• Exercise requirements: Starting at the top of the listing, extract every line up to and including the one with "Chart.register(...registerables);". Pictures stay out of the copy.

• Information provided:
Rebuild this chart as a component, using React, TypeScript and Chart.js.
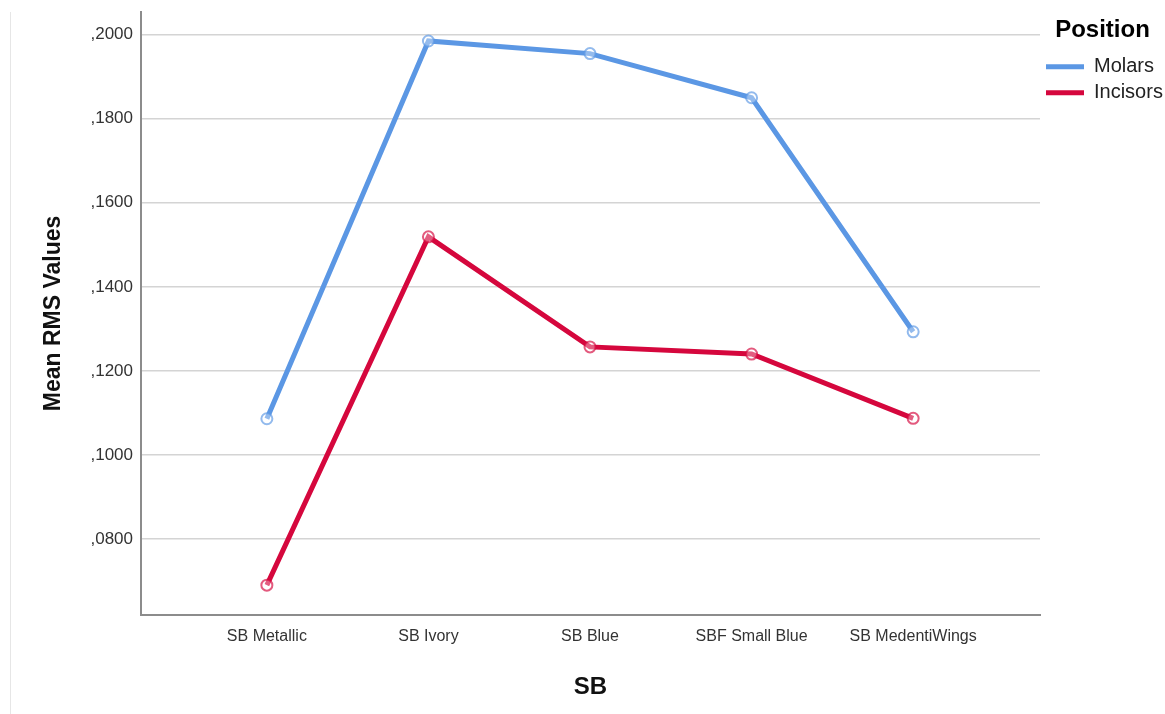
import React, { useEffect, useRef } from "react";
import { Chart, registerables } from "chart.js";

Chart.register(...registerables);

const categories = ["SB Metallic", "SB Ivory", "SB Blue", "SBF Small Blue", "SB MedentiWings"];
const molars = [0.1086, 0.1985, 0.1955, 0.185, 0.1293];
const incisors = [0.069, 0.1519, 0.1257, 0.124, 0.1087];
const seriesNames = ["Molars", "Incisors"];
const seriesColors = ["#5b97e4", "#d5073d"];
const yTicks = [0.08, 0.1, 0.12, 0.14, 0.16, 0.18, 0.2];
const yRange = [0.0619, 0.2054];
const xRange = [-0.779, 4.785];

const fmt = (v: number) => "," + Math.round(v * 10000).toString().padStart(4, "0");

const FONT = "'Liberation Sans', Arial, sans-serif";

export default function App() {
  const ref = useRef<HTMLCanvasElement>(null);

  useEffect(() => {
    if (!ref.current) return;
    Chart.defaults.font.family = FONT;
    const series = [molars, incisors];
    const chart = new Chart(ref.current, {
      type: "line",
      data: {
        datasets: series.map((vals, s) => ({
          label: seriesNames[s],
          data: vals.map((y, i) => ({ x: i, y })),
          borderColor: seriesColors[s],
          backgroundColor: seriesColors[s],
          borderWidth: 5,
          pointRadius: 5.5,
          pointBorderWidth: 2,
          pointBorderColor: seriesColors[s] + "aa",
          pointBackgroundColor: "rgba(255,255,255,0.35)",
          fill: false,
          tension: 0,
        })),
      },
      options: {
        responsive: false,
        animation: false,
        devicePixelRatio: 1,
        layout: { padding: { left: 30, top: 12, right: 0, bottom: 0 } },
        plugins: {
          tooltip: { enabled: false },
          legend: {
            position: "right",
            align: "start",
            maxWidth: 125,
            title: {
              display: true,
              text: "Position",
              color: "#000",
              font: { size: 24, weight: "bold", family: FONT },
              padding: { top: 6, bottom: 4 },
            },
            labels: {
              boxWidth: 38,
              boxHeight: 5,
              padding: 6,
              color: "#222",
              font: { size: 20, family: FONT },
              generateLabels: (c: any) =>
                Chart.defaults.plugins.legend.labels.generateLabels(c).map((l: any) => ({ ...l, lineWidth: 0 })),
            },
          },
        },
        scales: {
          x: {
            type: "linear",
            min: xRange[0],
            max: xRange[1],
            afterBuildTicks: (axis: any) => {
              axis.ticks = categories.map((_, i) => ({ value: i }));
            },
            afterFit: (scale: any) => {
              scale.height = 99;
              scale.paddingLeft = 0;
              scale.paddingRight = 0;
            },
            grid: { display: false, drawTicks: false },
            border: { display: true, color: "#8c8c8c", width: 2 },
            ticks: {
              autoSkip: false,
              maxRotation: 0,
              padding: 12,
              color: "#333",
              font: { size: 16, family: FONT },
              callback: (v: any) => categories[Number(v)] ?? "",
            },
            title: {
              display: true,
              text: "SB",
              color: "#111",
              font: { size: 24, weight: "bold", family: FONT },
              padding: { top: 0, bottom: 12 },
            },
          },
          y: {
            type: "linear",
            min: yRange[0],
            max: yRange[1],
            afterBuildTicks: (axis: any) => {
              axis.ticks = yTicks.map((v) => ({ value: v }));
            },
            afterFit: (scale: any) => {
              scale.width = 111;
              scale.paddingTop = 0;
              scale.paddingBottom = 0;
            },
            grid: { color: "#d4d4d4", lineWidth: 1.5, drawTicks: false },
            border: { display: true, color: "#8c8c8c", width: 2 },
            ticks: {
              padding: 8,
              color: "#333",
              font: { size: 17, family: FONT },
              callback: (v: any) => fmt(Number(v)),
            },
            title: {
              display: true,
              text: "Mean RMS Values",
              color: "#111",
              font: { size: 23, weight: "bold", family: FONT },
              padding: { top: 10, bottom: 0 },
            },
          },
        },
      },
    });
    return () => chart.destroy();
  }, []);

  return (
    <div style={{ position: "fixed", left: 0, top: 0, width: 1165, height: 714, background: "#fff" }}>
      <div style={{ position: "absolute", left: 10, top: 12, width: 1, height: 702, background: "#e6e6e6" }} />
      <canvas ref={ref} width={1165} height={714} style={{ position: "absolute", left: 0, top: 0 }} />
    </div>
  );
}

• Exercise result:
Rebuild this chart as a component, using React, TypeScript and Chart.js.
import React, { useEffect, useRef } from "react";
import { Chart, registerables } from "chart.js";

Chart.register(...registerables);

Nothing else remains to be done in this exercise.